Some small-scale uses of force may not rise to the level of a war and therefore can be undertaken by the president alone under his authority as Commander in Chief of the armed forces. President Reagan’s 1986 airstrike on Libya might be an example, as were Bill Clinton’s 1998 missile strikes against al-Qaeda base camps. If the Libya intervention remains limited to a small number of missile attacks and airstrikes, perhaps it can be justified on the same basis. However, it seems possible that the administration plans to go beyond this….
There is some ambiguity about exactly where a small-scale “conflict” ends and “war” begins. But the fact that we cannot draw a precise line between the two does not mean that there aren’t cases that clearly fall on one side or the other. We can’t draw a precise line between people who are “short,” those who are of “average” height, and those who are “tall.” But we can still easily recognize that Shaquille O’Neal is tall. Similarly, a large-scale military action against a foreign government clearly qualifies as “war.”
It is possible that the administration envisions only a small-scale strike that doesn’t rise to the level of a war. But it seems unlikely that Assad will give in as a result of such a small attack or even decide to abjure the use of chemical weapons. If success is possible at all, it will probably require larger-scale military action. If so, the Constitution requires the president to get congressional military authorization. Then-candidate Obama recognized as much when he wrote in 2007 that “The President does not have power under the Constitution to unilaterally authorize a military attack in a situation that does not involve stopping an actual or imminent threat to the nation.” There are also good practical reasons to avoid starting a war without congressional support.

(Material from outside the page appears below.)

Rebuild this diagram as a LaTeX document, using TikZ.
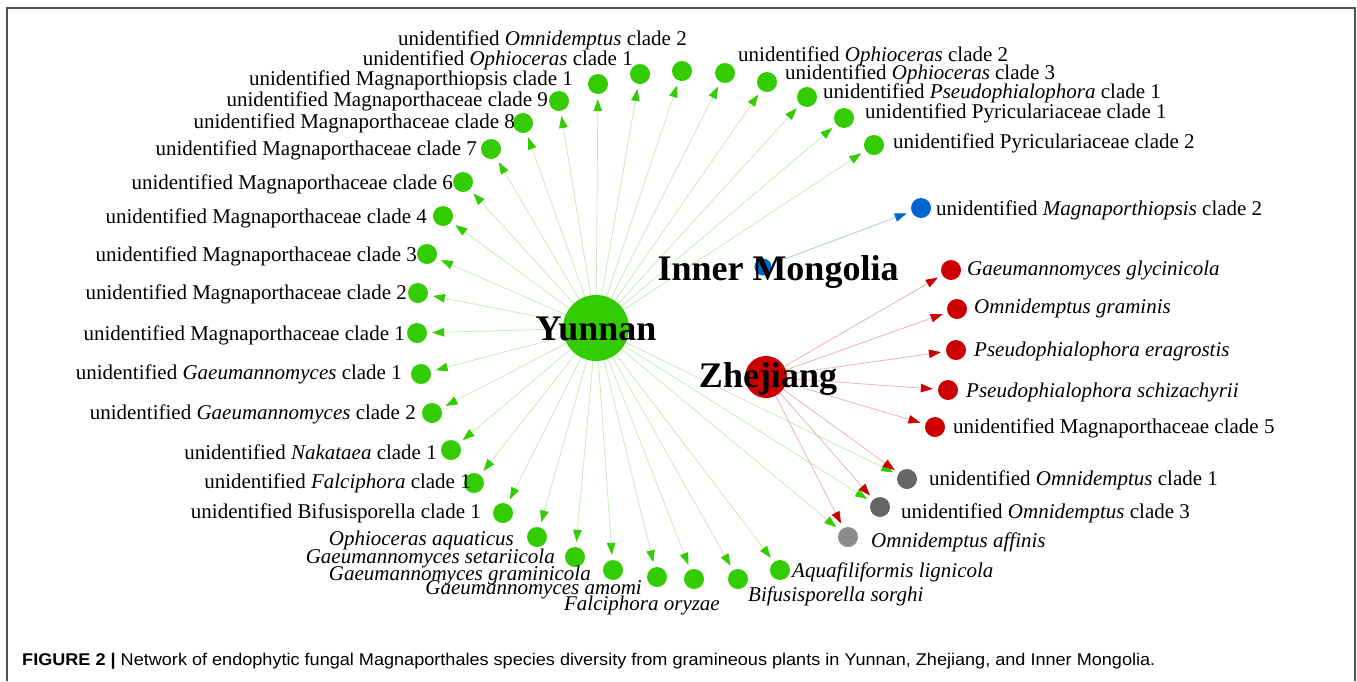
\documentclass[tikz,border=0pt]{standalone}
\usepackage{fontspec}
\setmainfont{Liberation Serif}
\newfontfamily\capfont{Liberation Sans}
\usetikzlibrary{arrows.meta,backgrounds}
\definecolor{ygreen}{RGB}{51,204,0}
\definecolor{zred}{RGB}{204,0,0}
\definecolor{mblue}{RGB}{0,102,204}
\definecolor{grayA}{RGB}{102,102,102}
\definecolor{grayB}{RGB}{140,140,140}
\definecolor{gedge}{RGB}{198,236,186}
\definecolor{redge}{RGB}{238,176,184}
\definecolor{bedge}{RGB}{172,202,234}
\definecolor{framec}{RGB}{80,80,80}
\tikzset{
  leaf/.style={circle,inner sep=0pt,minimum size=20pt,draw=none},
  gleaf/.style={leaf,fill=ygreen},
  rleaf/.style={leaf,fill=zred},
  bleaf/.style={leaf,fill=mblue},
  gyleaf/.style={leaf,fill=grayA},
  gyleafb/.style={leaf,fill=grayB},
  labl/.style={anchor=base east,inner sep=0pt,font=\fontsize{21}{24}\selectfont},
  labr/.style={anchor=base west,inner sep=0pt,font=\fontsize{21}{24}\selectfont},
  hublab/.style={anchor=base,inner sep=0pt,font=\fontsize{36}{40}\selectfont\bfseries},
  gedg/.style={draw=gedge,line width=0.8pt,shorten >=5pt,-{Triangle[length=12pt,width=8.5pt,color=ygreen]}},
  redg/.style={draw=redge,line width=0.8pt,shorten >=5pt,-{Triangle[length=12pt,width=8.5pt,color=zred]}},
  bedg/.style={draw=bedge,line width=0.8pt,shorten >=5pt,-{Triangle[length=12pt,width=8.5pt,color=mblue]}}
}
\begin{document}
\begin{tikzpicture}[x=1pt,y=-1pt]
\useasboundingbox (0,0) rectangle (1357,681);
% hubs
\node[circle,inner sep=0pt,minimum size=66pt,fill=ygreen] (yun) at (596,328) {};
\node[circle,inner sep=0pt,minimum size=17pt,fill=mblue] (inm) at (763,267) {};
\node[circle,inner sep=0pt,minimum size=42pt,fill=zred] (zhe) at (766,377) {};
% green leaves (labels left)
\node[gleaf] (a) at (682,71) {};
\node[labl] (la) at (687,45) {unidentified \textit{Omnidemptus} clade 2};
\node[gleaf] (b) at (640,74) {};
\node[labl] (lb) at (633,65) {unidentified \textit{Ophioceras} clade 1};
\node[gleaf] (c) at (598,84) {};
\node[labl] (lc) at (573,85) {unidentified Magnaporthiopsis clade 1};
\node[gleaf] (d) at (559,101) {};
\node[labl] (ld) at (548,106) {unidentified Magnaporthaceae clade 9};
\node[gleaf] (e) at (523,123) {};
\node[labl] (le) at (515,128) {unidentified Magnaporthaceae clade 8};
\node[gleaf] (f) at (491,149) {};
\node[labl] (lf) at (477,155) {unidentified Magnaporthaceae clade 7};
\node[gleaf] (g) at (463,182) {};
\node[labl] (lg) at (453,189) {unidentified Magnaporthaceae clade 6};
\node[gleaf] (h) at (443,216) {};
\node[labl] (lh) at (427,223) {unidentified Magnaporthaceae clade 4};
\node[gleaf] (i) at (427,254) {};
\node[labl] (li) at (417,261) {unidentified Magnaporthaceae clade 3};
\node[gleaf] (j) at (418,293) {};
\node[labl] (lj) at (407,299) {unidentified Magnaporthaceae clade 2};
\node[gleaf] (k) at (417,333) {};
\node[labl] (lk) at (405,340) {unidentified Magnaporthaceae clade 1};
\node[gleaf] (l) at (421,374) {};
\node[labl] (ll) at (402,379) {unidentified \textit{Gaeumannomyces} clade 1};
\node[gleaf] (m) at (432,413) {};
\node[labl] (lm) at (416,419) {unidentified \textit{Gaeumannomyces} clade 2};
\node[gleaf] (n) at (451,450) {};
\node[labl] (ln) at (437,459) {unidentified \textit{Nakataea} clade 1};
\node[gleaf] (o) at (474,483) {};
\node[labl] (lo) at (471,488) {unidentified \textit{Falciphora} clade 1};
\node[gleaf] (p) at (503,513) {};
\node[labl] (lp) at (481,518) {unidentified Bifusisporella clade 1};
\node[gleaf] (q) at (537,537) {};
\node[labl] (lq) at (514,545) {\textit{Ophioceras aquaticus}};
\node[gleaf] (r) at (575,557) {};
\node[labl] (lr) at (555,563) {\textit{Gaeumannomyces setariicola}};
\node[gleaf] (s) at (613,570) {};
\node[labl] (ls) at (591,580) {\textit{Gaeumannomyces graminicola}};
\node[gleaf] (t) at (657,577) {};
\node[labl] (lt) at (642,594) {\textit{Gaeumannomyces amomi}};
\node[gleaf] (u) at (694,579) {};
\node[labl] (lu) at (720,610) {\textit{Falciphora oryzae}};
\node[gleaf] (v) at (738,579) {};
\node[labr] (lv) at (748,601) {\textit{Bifusisporella sorghi}};
\node[gleaf] (w) at (780,570) {};
\node[labr] (lw) at (792,577) {\textit{Aquafiliformis lignicola}};
% green leaves (labels right)
\node[gleaf] (x) at (725,73) {};
\node[labr] (lx) at (738,61) {unidentified \textit{Ophioceras} clade 2};
\node[gleaf] (y) at (767,82) {};
\node[labr] (ly) at (785,79) {unidentified \textit{Ophioceras} clade 3};
\node[gleaf] (z) at (807,97) {};
\node[labr] (lz) at (823,98) {unidentified \textit{Pseudophialophora} clade 1};
\node[gleaf] (aa) at (844,118) {};
\node[labr] (laa) at (865,118) {unidentified Pyriculariaceae clade 1};
\node[gleaf] (ab) at (874,145) {};
\node[labr] (lab) at (893,148) {unidentified Pyriculariaceae clade 2};
% blue leaf
\node[bleaf] (bl) at (921,208) {};
\node[labr] (lbl) at (936,215) {unidentified \textit{Magnaporthiopsis} clade 2};
% red leaves
\node[rleaf] (r1) at (951,270) {};
\node[labr] (lr1) at (967,275) {\textit{Gaeumannomyces glycinicola}};
\node[rleaf] (r2) at (957,309) {};
\node[labr] (lr2) at (974,313) {\textit{Omnidemptus graminis}};
\node[rleaf] (r3) at (956,350) {};
\node[labr] (lr3) at (974,356) {\textit{Pseudophialophora eragrostis}};
\node[rleaf] (r4) at (948,390) {};
\node[labr] (lr4) at (966,397) {\textit{Pseudophialophora schizachyrii}};
\node[rleaf] (r5) at (935,427) {};
\node[labr] (lr5) at (953,433) {unidentified Magnaporthaceae clade 5};
% gray leaves
\node[gyleaf] (g1) at (907,479) {};
\node[labr] (lg1) at (929,485) {unidentified \textit{Omnidemptus} clade 1};
\node[gyleaf] (g2) at (880,507) {};
\node[labr] (lg2) at (901,518) {unidentified \textit{Omnidemptus} clade 3};
\node[gyleafb] (g3) at (848,537) {};
\node[labr] (lg3) at (871,547) {\textit{Omnidemptus affinis}};
% hub labels
\node[hublab] (tyun) at (596,340) {Yunnan};
\node[hublab] (tinm) at (778,280) {Inner Mongolia};
\node[hublab] (tzhe) at (768,387) {Zhejiang};
% caption
\node[anchor=base west,inner sep=0pt] (cap) at (22,665) {\resizebox{1133pt}{12.3pt}{\capfont\textbf{FIGURE 2 |} Network of endophytic fungal Magnaporthales species diversity from gramineous plants in Yunnan, Zhejiang, and Inner Mongolia.}};
\begin{pgfonlayer}{background}
\fill[white] (0,0) rectangle (1357,681);
\draw[framec,line width=2pt] (7,681) -- (7,8) -- (1355,8) -- (1355,681);
\foreach \t in {a,b,c,d,e,f,g,h,i,j,k,l,m,n,o,p,q,r,s,t,u,v,w,x,y,z,aa,ab,g1,g2,g3}
  \draw[gedg] (yun) -- (\t);
\foreach \t in {r1,r2,r3,r4,r5,g1,g2,g3}
  \draw[redg] (zhe) -- (\t);
\draw[bedg] (inm) -- (bl);
\end{pgfonlayer}
\end{tikzpicture}
\end{document}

Although I am more willing to support military intervention than some libertarians, I have serious practical doubts in this case, because the opposing sides in the Syrian Civil War are roughly equally bad and equally anti-American; it is not in our interest for either of them to prevail. Be that as it may, the administration should at least not initiate military action without congressional authorization. Both prudence and the Constitution cut against unilateral executive action here.